• [Task requirements]:
Carry none of the pictures over; write out the complete data exactly.

── Supplied information ──

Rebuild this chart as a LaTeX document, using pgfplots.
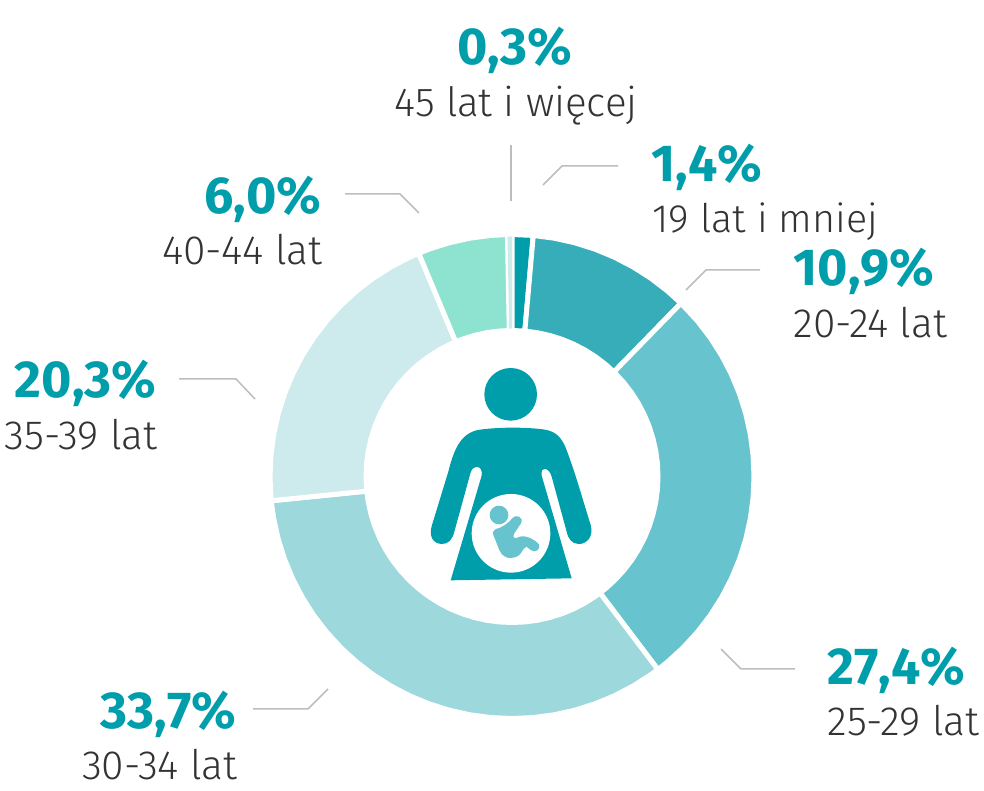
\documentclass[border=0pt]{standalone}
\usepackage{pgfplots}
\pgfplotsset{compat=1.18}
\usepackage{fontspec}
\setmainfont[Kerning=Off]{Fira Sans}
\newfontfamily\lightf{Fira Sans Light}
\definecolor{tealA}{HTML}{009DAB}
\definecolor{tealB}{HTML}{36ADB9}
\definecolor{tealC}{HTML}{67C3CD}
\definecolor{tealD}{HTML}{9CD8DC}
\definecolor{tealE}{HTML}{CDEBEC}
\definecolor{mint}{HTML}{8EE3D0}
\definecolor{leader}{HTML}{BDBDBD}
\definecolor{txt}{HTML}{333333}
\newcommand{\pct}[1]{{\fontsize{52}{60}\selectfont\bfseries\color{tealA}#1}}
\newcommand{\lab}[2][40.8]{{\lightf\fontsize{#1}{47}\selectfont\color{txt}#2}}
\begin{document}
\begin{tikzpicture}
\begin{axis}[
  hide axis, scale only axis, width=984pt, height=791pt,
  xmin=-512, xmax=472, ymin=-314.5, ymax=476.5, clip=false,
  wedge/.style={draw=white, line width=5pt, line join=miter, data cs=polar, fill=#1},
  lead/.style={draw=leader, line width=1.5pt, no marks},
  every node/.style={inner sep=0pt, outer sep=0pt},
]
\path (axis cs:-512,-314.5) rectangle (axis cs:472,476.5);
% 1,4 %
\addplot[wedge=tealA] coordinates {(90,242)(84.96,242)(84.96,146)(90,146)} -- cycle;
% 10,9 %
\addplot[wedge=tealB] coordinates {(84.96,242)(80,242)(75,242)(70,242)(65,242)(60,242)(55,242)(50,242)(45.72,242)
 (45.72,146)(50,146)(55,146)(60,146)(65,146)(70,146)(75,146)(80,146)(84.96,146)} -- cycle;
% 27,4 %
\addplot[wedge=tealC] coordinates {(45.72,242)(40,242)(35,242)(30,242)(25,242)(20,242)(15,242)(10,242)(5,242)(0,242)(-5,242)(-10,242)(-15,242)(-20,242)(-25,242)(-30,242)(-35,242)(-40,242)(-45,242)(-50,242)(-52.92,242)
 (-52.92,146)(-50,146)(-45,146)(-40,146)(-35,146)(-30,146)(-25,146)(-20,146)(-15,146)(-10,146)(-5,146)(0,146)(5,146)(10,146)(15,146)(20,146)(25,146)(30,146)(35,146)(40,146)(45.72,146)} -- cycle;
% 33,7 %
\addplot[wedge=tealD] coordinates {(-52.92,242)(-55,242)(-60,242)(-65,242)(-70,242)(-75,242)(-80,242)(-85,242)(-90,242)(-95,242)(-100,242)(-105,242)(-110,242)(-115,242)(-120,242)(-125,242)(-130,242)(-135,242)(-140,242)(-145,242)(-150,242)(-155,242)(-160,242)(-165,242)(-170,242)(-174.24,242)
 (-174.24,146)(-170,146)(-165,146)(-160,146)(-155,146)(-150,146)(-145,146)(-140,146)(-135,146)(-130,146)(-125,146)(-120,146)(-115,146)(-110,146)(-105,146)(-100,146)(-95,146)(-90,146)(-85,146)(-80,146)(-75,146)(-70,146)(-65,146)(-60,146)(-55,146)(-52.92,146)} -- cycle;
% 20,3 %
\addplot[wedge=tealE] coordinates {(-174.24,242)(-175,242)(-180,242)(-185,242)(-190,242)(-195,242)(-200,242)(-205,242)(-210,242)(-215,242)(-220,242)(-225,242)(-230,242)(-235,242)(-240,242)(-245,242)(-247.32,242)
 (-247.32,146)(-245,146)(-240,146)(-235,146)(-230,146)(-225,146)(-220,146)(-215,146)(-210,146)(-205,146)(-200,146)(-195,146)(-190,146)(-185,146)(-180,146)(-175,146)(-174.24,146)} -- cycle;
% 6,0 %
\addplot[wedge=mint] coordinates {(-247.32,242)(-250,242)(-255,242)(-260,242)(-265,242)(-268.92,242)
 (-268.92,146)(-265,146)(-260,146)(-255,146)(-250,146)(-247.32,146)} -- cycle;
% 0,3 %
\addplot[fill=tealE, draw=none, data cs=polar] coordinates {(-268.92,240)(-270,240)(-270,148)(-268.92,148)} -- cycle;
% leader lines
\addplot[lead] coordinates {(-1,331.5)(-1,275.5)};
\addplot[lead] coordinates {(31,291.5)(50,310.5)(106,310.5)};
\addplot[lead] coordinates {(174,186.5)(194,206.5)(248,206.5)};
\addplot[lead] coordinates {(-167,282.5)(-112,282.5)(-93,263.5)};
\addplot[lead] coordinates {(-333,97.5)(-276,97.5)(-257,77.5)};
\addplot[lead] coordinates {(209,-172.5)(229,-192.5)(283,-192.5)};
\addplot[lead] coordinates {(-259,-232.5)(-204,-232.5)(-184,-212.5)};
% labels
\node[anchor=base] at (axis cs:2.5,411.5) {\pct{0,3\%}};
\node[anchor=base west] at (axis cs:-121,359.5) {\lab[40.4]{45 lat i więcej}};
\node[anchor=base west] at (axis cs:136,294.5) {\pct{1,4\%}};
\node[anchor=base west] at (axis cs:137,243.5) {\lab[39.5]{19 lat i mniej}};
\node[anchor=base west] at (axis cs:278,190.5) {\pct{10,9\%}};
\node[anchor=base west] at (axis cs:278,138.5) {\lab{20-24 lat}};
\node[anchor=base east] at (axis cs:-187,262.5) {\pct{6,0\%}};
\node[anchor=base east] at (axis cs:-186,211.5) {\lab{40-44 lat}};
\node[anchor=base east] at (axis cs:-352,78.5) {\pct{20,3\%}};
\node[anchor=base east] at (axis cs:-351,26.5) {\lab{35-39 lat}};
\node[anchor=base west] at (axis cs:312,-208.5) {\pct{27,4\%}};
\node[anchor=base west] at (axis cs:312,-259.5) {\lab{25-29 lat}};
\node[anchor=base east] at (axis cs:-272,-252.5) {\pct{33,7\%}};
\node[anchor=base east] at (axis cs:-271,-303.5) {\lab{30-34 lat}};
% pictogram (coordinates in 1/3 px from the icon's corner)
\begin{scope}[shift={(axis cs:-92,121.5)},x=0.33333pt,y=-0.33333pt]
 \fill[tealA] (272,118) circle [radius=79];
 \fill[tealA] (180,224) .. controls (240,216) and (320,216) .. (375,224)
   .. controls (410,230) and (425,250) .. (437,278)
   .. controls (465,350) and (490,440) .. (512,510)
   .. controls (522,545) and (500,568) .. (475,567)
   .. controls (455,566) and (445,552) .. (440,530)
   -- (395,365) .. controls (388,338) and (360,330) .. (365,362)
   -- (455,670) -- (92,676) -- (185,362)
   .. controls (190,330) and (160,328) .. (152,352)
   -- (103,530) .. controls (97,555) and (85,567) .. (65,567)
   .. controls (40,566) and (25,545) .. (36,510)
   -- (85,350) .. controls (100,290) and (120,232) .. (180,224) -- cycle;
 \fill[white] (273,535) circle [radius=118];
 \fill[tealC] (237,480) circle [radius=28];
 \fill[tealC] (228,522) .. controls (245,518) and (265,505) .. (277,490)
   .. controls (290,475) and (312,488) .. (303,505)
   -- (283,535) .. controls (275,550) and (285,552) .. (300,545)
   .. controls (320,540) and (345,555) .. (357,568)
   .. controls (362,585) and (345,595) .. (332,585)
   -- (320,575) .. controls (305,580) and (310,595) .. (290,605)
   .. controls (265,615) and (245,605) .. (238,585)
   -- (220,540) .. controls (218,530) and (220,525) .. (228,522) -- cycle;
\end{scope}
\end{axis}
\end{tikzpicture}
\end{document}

───

• [Complete answer]:
Rebuild this chart as a LaTeX document, using pgfplots.
\documentclass[border=0pt]{standalone}
\usepackage{pgfplots}
\pgfplotsset{compat=1.18}
\usepackage{fontspec}
\setmainfont[Kerning=Off]{Fira Sans}
\newfontfamily\lightf{Fira Sans Light}
\definecolor{tealA}{HTML}{009DAB}
\definecolor{tealB}{HTML}{36ADB9}
\definecolor{tealC}{HTML}{67C3CD}
\definecolor{tealD}{HTML}{9CD8DC}
\definecolor{tealE}{HTML}{CDEBEC}
\definecolor{mint}{HTML}{8EE3D0}
\definecolor{leader}{HTML}{BDBDBD}
\definecolor{txt}{HTML}{333333}
\newcommand{\pct}[1]{{\fontsize{52}{60}\selectfont\bfseries\color{tealA}#1}}
\newcommand{\lab}[2][40.8]{{\lightf\fontsize{#1}{47}\selectfont\color{txt}#2}}
\begin{document}
\begin{tikzpicture}
\begin{axis}[
  hide axis, scale only axis, width=984pt, height=791pt,
  xmin=-512, xmax=472, ymin=-314.5, ymax=476.5, clip=false,
  wedge/.style={draw=white, line width=5pt, line join=miter, data cs=polar, fill=#1},
  lead/.style={draw=leader, line width=1.5pt, no marks},
  every node/.style={inner sep=0pt, outer sep=0pt},
]
\path (axis cs:-512,-314.5) rectangle (axis cs:472,476.5);
% 1,4 %
\addplot[wedge=tealA] coordinates {(90,242)(84.96,242)(84.96,146)(90,146)} -- cycle;
% 10,9 %
\addplot[wedge=tealB] coordinates {(84.96,242)(80,242)(75,242)(70,242)(65,242)(60,242)(55,242)(50,242)(45.72,242)
 (45.72,146)(50,146)(55,146)(60,146)(65,146)(70,146)(75,146)(80,146)(84.96,146)} -- cycle;
% 27,4 %
\addplot[wedge=tealC] coordinates {(45.72,242)(40,242)(35,242)(30,242)(25,242)(20,242)(15,242)(10,242)(5,242)(0,242)(-5,242)(-10,242)(-15,242)(-20,242)(-25,242)(-30,242)(-35,242)(-40,242)(-45,242)(-50,242)(-52.92,242)
 (-52.92,146)(-50,146)(-45,146)(-40,146)(-35,146)(-30,146)(-25,146)(-20,146)(-15,146)(-10,146)(-5,146)(0,146)(5,146)(10,146)(15,146)(20,146)(25,146)(30,146)(35,146)(40,146)(45.72,146)} -- cycle;
% 33,7 %
\addplot[wedge=tealD] coordinates {(-52.92,242)(-55,242)(-60,242)(-65,242)(-70,242)(-75,242)(-80,242)(-85,242)(-90,242)(-95,242)(-100,242)(-105,242)(-110,242)(-115,242)(-120,242)(-125,242)(-130,242)(-135,242)(-140,242)(-145,242)(-150,242)(-155,242)(-160,242)(-165,242)(-170,242)(-174.24,242)
 (-174.24,146)(-170,146)(-165,146)(-160,146)(-155,146)(-150,146)(-145,146)(-140,146)(-135,146)(-130,146)(-125,146)(-120,146)(-115,146)(-110,146)(-105,146)(-100,146)(-95,146)(-90,146)(-85,146)(-80,146)(-75,146)(-70,146)(-65,146)(-60,146)(-55,146)(-52.92,146)} -- cycle;
% 20,3 %
\addplot[wedge=tealE] coordinates {(-174.24,242)(-175,242)(-180,242)(-185,242)(-190,242)(-195,242)(-200,242)(-205,242)(-210,242)(-215,242)(-220,242)(-225,242)(-230,242)(-235,242)(-240,242)(-245,242)(-247.32,242)
 (-247.32,146)(-245,146)(-240,146)(-235,146)(-230,146)(-225,146)(-220,146)(-215,146)(-210,146)(-205,146)(-200,146)(-195,146)(-190,146)(-185,146)(-180,146)(-175,146)(-174.24,146)} -- cycle;
% 6,0 %
\addplot[wedge=mint] coordinates {(-247.32,242)(-250,242)(-255,242)(-260,242)(-265,242)(-268.92,242)
 (-268.92,146)(-265,146)(-260,146)(-255,146)(-250,146)(-247.32,146)} -- cycle;
% 0,3 %
\addplot[fill=tealE, draw=none, data cs=polar] coordinates {(-268.92,240)(-270,240)(-270,148)(-268.92,148)} -- cycle;
% leader lines
\addplot[lead] coordinates {(-1,331.5)(-1,275.5)};
\addplot[lead] coordinates {(31,291.5)(50,310.5)(106,310.5)};
\addplot[lead] coordinates {(174,186.5)(194,206.5)(248,206.5)};
\addplot[lead] coordinates {(-167,282.5)(-112,282.5)(-93,263.5)};
\addplot[lead] coordinates {(-333,97.5)(-276,97.5)(-257,77.5)};
\addplot[lead] coordinates {(209,-172.5)(229,-192.5)(283,-192.5)};
\addplot[lead] coordinates {(-259,-232.5)(-204,-232.5)(-184,-212.5)};
% labels
\node[anchor=base] at (axis cs:2.5,411.5) {\pct{0,3\%}};
\node[anchor=base west] at (axis cs:-121,359.5) {\lab[40.4]{45 lat i więcej}};
\node[anchor=base west] at (axis cs:136,294.5) {\pct{1,4\%}};
\node[anchor=base west] at (axis cs:137,243.5) {\lab[39.5]{19 lat i mniej}};
\node[anchor=base west] at (axis cs:278,190.5) {\pct{10,9\%}};
\node[anchor=base west] at (axis cs:278,138.5) {\lab{20-24 lat}};
\node[anchor=base east] at (axis cs:-187,262.5) {\pct{6,0\%}};
\node[anchor=base east] at (axis cs:-186,211.5) {\lab{40-44 lat}};
\node[anchor=base east] at (axis cs:-352,78.5) {\pct{20,3\%}};
\node[anchor=base east] at (axis cs:-351,26.5) {\lab{35-39 lat}};
\node[anchor=base west] at (axis cs:312,-208.5) {\pct{27,4\%}};
\node[anchor=base west] at (axis cs:312,-259.5) {\lab{25-29 lat}};
\node[anchor=base east] at (axis cs:-272,-252.5) {\pct{33,7\%}};
\node[anchor=base east] at (axis cs:-271,-303.5) {\lab{30-34 lat}};
% pictogram (coordinates in 1/3 px from the icon's corner)
\begin{scope}[shift={(axis cs:-92,121.5)},x=0.33333pt,y=-0.33333pt]
 \fill[tealA] (272,118) circle [radius=79];
 \fill[tealA] (180,224) .. controls (240,216) and (320,216) .. (375,224)
   .. controls (410,230) and (425,250) .. (437,278)
   .. controls (465,350) and (490,440) .. (512,510)
   .. controls (522,545) and (500,568) .. (475,567)
   .. controls (455,566) and (445,552) .. (440,530)
   -- (395,365) .. controls (388,338) and (360,330) .. (365,362)
   -- (455,670) -- (92,676) -- (185,362)
   .. controls (190,330) and (160,328) .. (152,352)
   -- (103,530) .. controls (97,555) and (85,567) .. (65,567)
   .. controls (40,566) and (25,545) .. (36,510)
   -- (85,350) .. controls (100,290) and (120,232) .. (180,224) -- cycle;
 \fill[white] (273,535) circle [radius=118];
 \fill[tealC] (237,480) circle [radius=28];
 \fill[tealC] (228,522) .. controls (245,518) and (265,505) .. (277,490)
   .. controls (290,475) and (312,488) .. (303,505)
   -- (283,535) .. controls (275,550) and (285,552) .. (300,545)
   .. controls (320,540) and (345,555) .. (357,568)
   .. controls (362,585) and (345,595) .. (332,585)
   -- (320,575) .. controls (305,580) and (310,595) .. (290,605)
   .. controls (265,615) and (245,605) .. (238,585)
   -- (220,540) .. controls (218,530) and (220,525) .. (228,522) -- cycle;
\end{scope}
\end{axis}
\end{tikzpicture}
\end{document}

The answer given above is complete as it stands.